----- SOURCE MATERIAL
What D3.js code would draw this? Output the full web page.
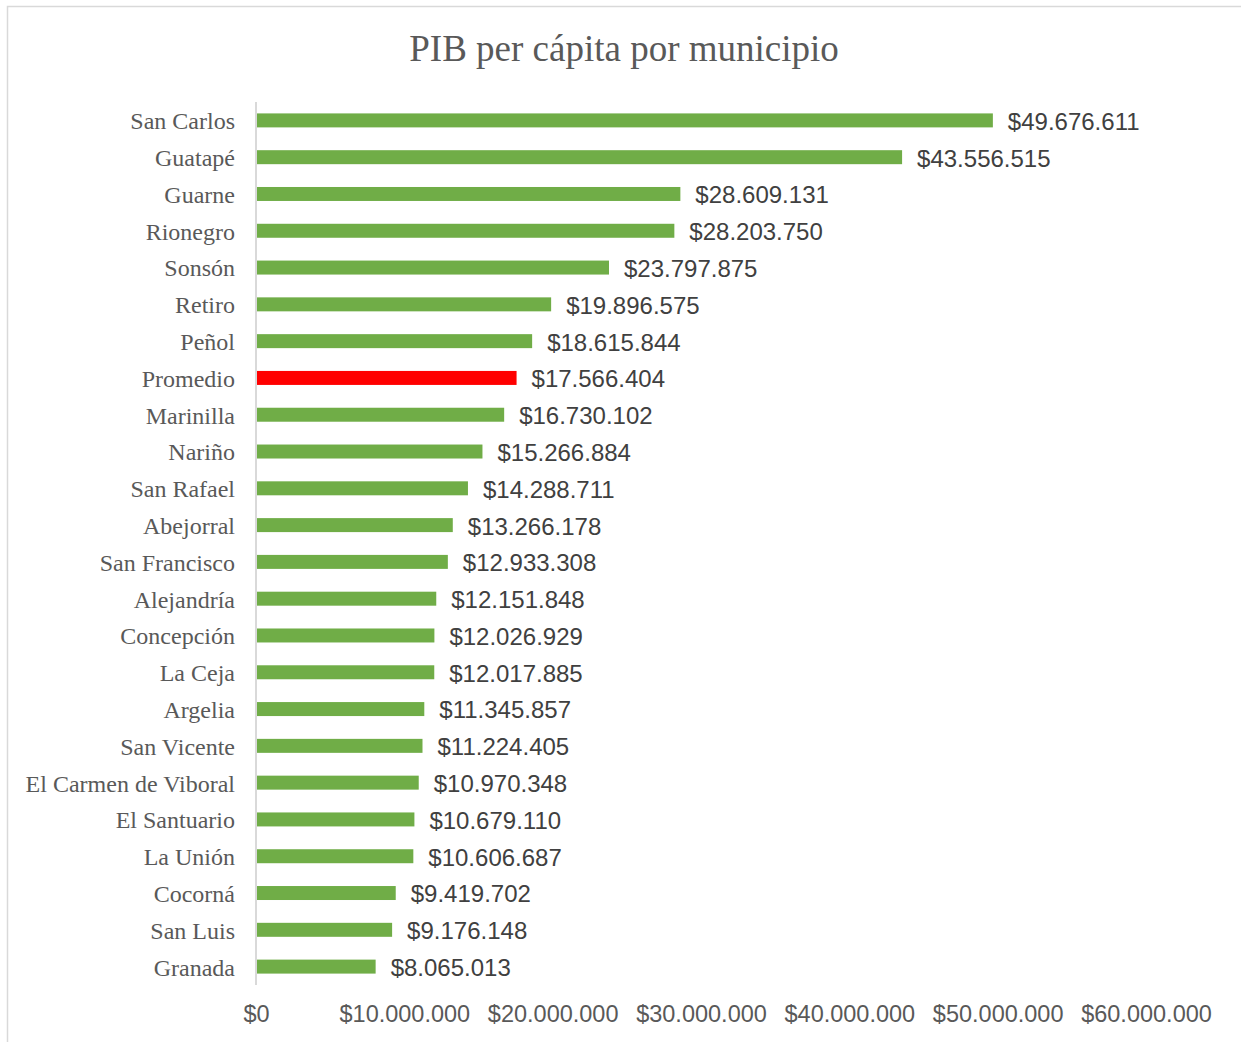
<!DOCTYPE html>
<html>
<head>
<meta charset="utf-8">
<title>PIB per cápita por municipio</title>
<script src="https://cdnjs.cloudflare.com/ajax/libs/d3/7.8.5/d3.min.js"></script>
<style>
  body { margin: 0; background: #fff; }
</style>
</head>
<body>
<script>
// data, top to bottom as in the chart
var municipios = ["San Carlos", "Guatapé", "Guarne", "Rionegro", "Sonsón", "Retiro", "Peñol",
  "Promedio", "Marinilla", "Nariño", "San Rafael", "Abejorral", "San Francisco", "Alejandría",
  "Concepción", "La Ceja", "Argelia", "San Vicente", "El Carmen de Viboral", "El Santuario",
  "La Unión", "Cocorná", "San Luis", "Granada"];
var pibPerCapita = [49676611, 43556515, 28609131, 28203750, 23797875, 19896575, 18615844,
  17566404, 16730102, 15266884, 14288711, 13266178, 12933308, 12151848,
  12026929, 12017885, 11345857, 11224405, 10970348, 10679110,
  10606687, 9419702, 9176148, 8065013];
var ticks = [0, 10000000, 20000000, 30000000, 40000000, 50000000, 60000000];

var width = 1241, height = 1042;
var x0 = 256, x1 = 1146, yTop = 102, yBot = 985;

var svg = d3.select("body").append("svg")
  .attr("width", width)
  .attr("height", height);

svg.append("rect")
  .attr("x", 7.5).attr("y", 6.5)
  .attr("width", 1260).attr("height", 1060)
  .attr("fill", "#fff")
  .attr("stroke", "#d9d9d9")
  .attr("stroke-width", 1.5);

// money format with dots as thousand separators
var loc = d3.formatLocale({ decimal: ",", thousands: ".", grouping: [3], currency: ["$", ""] });
var money = loc.format("$,.0f");

var x = d3.scaleLinear().domain([0, 60000000]).range([x0, x1]);
var y = d3.scaleBand().domain(municipios).range([yTop, yBot]).paddingInner(0.62).paddingOuter(0.31);

svg.append("text")
  .attr("x", 624).attr("y", 61)
  .attr("text-anchor", "middle")
  .attr("font-family", "'Liberation Serif', 'Times New Roman', serif")
  .attr("font-size", "37px")
  .attr("fill", "#595959")
  .text("PIB per cápita por municipio");

// bars
svg.selectAll(".bar")
  .data(municipios)
  .enter().append("rect")
  .attr("class", "bar")
  .attr("x", x(0))
  .attr("y", function(d) { return y(d); })
  .attr("height", y.bandwidth())
  .attr("width", function(d, i) { return x(pibPerCapita[i]) - x(0); })
  .attr("fill", function(d) { return d == "Promedio" ? "#ff0000" : "#70ad47"; });

// vertical axis line
svg.append("line")
  .attr("x1", x0).attr("x2", x0)
  .attr("y1", yTop).attr("y2", yBot)
  .attr("stroke", "#d9d9d9").attr("stroke-width", 2);

// category labels
svg.selectAll(".cat")
  .data(municipios)
  .enter().append("text")
  .attr("class", "cat")
  .attr("x", 235)
  .attr("y", function(d) { return y(d) + y.bandwidth() / 2 + 1; })
  .attr("dy", "0.33em")
  .attr("text-anchor", "end")
  .attr("font-family", "'Liberation Serif', 'Times New Roman', serif")
  .attr("font-size", "24px")
  .attr("fill", "#595959")
  .text(function(d) { return d; });

// value labels
svg.selectAll(".val")
  .data(municipios)
  .enter().append("text")
  .attr("class", "val")
  .attr("x", function(d, i) { return x(pibPerCapita[i]) + 15; })
  .attr("y", function(d) { return y(d) + y.bandwidth() / 2 + 1; })
  .attr("dy", "0.35em")
  .attr("font-family", "'Liberation Sans', Arial, sans-serif")
  .attr("font-size", "24px")
  .attr("fill", "#404040")
  .text(function(d, i) { return money(pibPerCapita[i]); });

// x axis, labels only
var xAxis = d3.axisBottom(x).tickValues(ticks).tickFormat(money).tickSize(0).tickPadding(0);
var gx = svg.append("g")
  .attr("transform", "translate(0,1014)")
  .call(xAxis);
gx.select(".domain").remove();
gx.selectAll("text")
  .attr("dy", "0.35em")
  .attr("font-family", "'Liberation Sans', Arial, sans-serif")
  .attr("font-size", "23.5px")
  .attr("fill", "#595959");
</script>
</body>
</html>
----------
Copy all the data exactly as written, but skip any picture.

◆ RESULT OF THIS EXERCISE:
What D3.js code would draw this? Output the full web page.
<!DOCTYPE html>
<html>
<head>
<meta charset="utf-8">
<title>PIB per cápita por municipio</title>
<script src="https://cdnjs.cloudflare.com/ajax/libs/d3/7.8.5/d3.min.js"></script>
<style>
  body { margin: 0; background: #fff; }
</style>
</head>
<body>
<script>
// data, top to bottom as in the chart
var municipios = ["San Carlos", "Guatapé", "Guarne", "Rionegro", "Sonsón", "Retiro", "Peñol",
  "Promedio", "Marinilla", "Nariño", "San Rafael", "Abejorral", "San Francisco", "Alejandría",
  "Concepción", "La Ceja", "Argelia", "San Vicente", "El Carmen de Viboral", "El Santuario",
  "La Unión", "Cocorná", "San Luis", "Granada"];
var pibPerCapita = [49676611, 43556515, 28609131, 28203750, 23797875, 19896575, 18615844,
  17566404, 16730102, 15266884, 14288711, 13266178, 12933308, 12151848,
  12026929, 12017885, 11345857, 11224405, 10970348, 10679110,
  10606687, 9419702, 9176148, 8065013];
var ticks = [0, 10000000, 20000000, 30000000, 40000000, 50000000, 60000000];

var width = 1241, height = 1042;
var x0 = 256, x1 = 1146, yTop = 102, yBot = 985;

var svg = d3.select("body").append("svg")
  .attr("width", width)
  .attr("height", height);

svg.append("rect")
  .attr("x", 7.5).attr("y", 6.5)
  .attr("width", 1260).attr("height", 1060)
  .attr("fill", "#fff")
  .attr("stroke", "#d9d9d9")
  .attr("stroke-width", 1.5);

// money format with dots as thousand separators
var loc = d3.formatLocale({ decimal: ",", thousands: ".", grouping: [3], currency: ["$", ""] });
var money = loc.format("$,.0f");

var x = d3.scaleLinear().domain([0, 60000000]).range([x0, x1]);
var y = d3.scaleBand().domain(municipios).range([yTop, yBot]).paddingInner(0.62).paddingOuter(0.31);

svg.append("text")
  .attr("x", 624).attr("y", 61)
  .attr("text-anchor", "middle")
  .attr("font-family", "'Liberation Serif', 'Times New Roman', serif")
  .attr("font-size", "37px")
  .attr("fill", "#595959")
  .text("PIB per cápita por municipio");

// bars
svg.selectAll(".bar")
  .data(municipios)
  .enter().append("rect")
  .attr("class", "bar")
  .attr("x", x(0))
  .attr("y", function(d) { return y(d); })
  .attr("height", y.bandwidth())
  .attr("width", function(d, i) { return x(pibPerCapita[i]) - x(0); })
  .attr("fill", function(d) { return d == "Promedio" ? "#ff0000" : "#70ad47"; });

// vertical axis line
svg.append("line")
  .attr("x1", x0).attr("x2", x0)
  .attr("y1", yTop).attr("y2", yBot)
  .attr("stroke", "#d9d9d9").attr("stroke-width", 2);

// category labels
svg.selectAll(".cat")
  .data(municipios)
  .enter().append("text")
  .attr("class", "cat")
  .attr("x", 235)
  .attr("y", function(d) { return y(d) + y.bandwidth() / 2 + 1; })
  .attr("dy", "0.33em")
  .attr("text-anchor", "end")
  .attr("font-family", "'Liberation Serif', 'Times New Roman', serif")
  .attr("font-size", "24px")
  .attr("fill", "#595959")
  .text(function(d) { return d; });

// value labels
svg.selectAll(".val")
  .data(municipios)
  .enter().append("text")
  .attr("class", "val")
  .attr("x", function(d, i) { return x(pibPerCapita[i]) + 15; })
  .attr("y", function(d) { return y(d) + y.bandwidth() / 2 + 1; })
  .attr("dy", "0.35em")
  .attr("font-family", "'Liberation Sans', Arial, sans-serif")
  .attr("font-size", "24px")
  .attr("fill", "#404040")
  .text(function(d, i) { return money(pibPerCapita[i]); });

// x axis, labels only
var xAxis = d3.axisBottom(x).tickValues(ticks).tickFormat(money).tickSize(0).tickPadding(0);
var gx = svg.append("g")
  .attr("transform", "translate(0,1014)")
  .call(xAxis);
gx.select(".domain").remove();
gx.selectAll("text")
  .attr("dy", "0.35em")
  .attr("font-family", "'Liberation Sans', Arial, sans-serif")
  .attr("font-size", "23.5px")
  .attr("fill", "#595959");
</script>
</body>
</html>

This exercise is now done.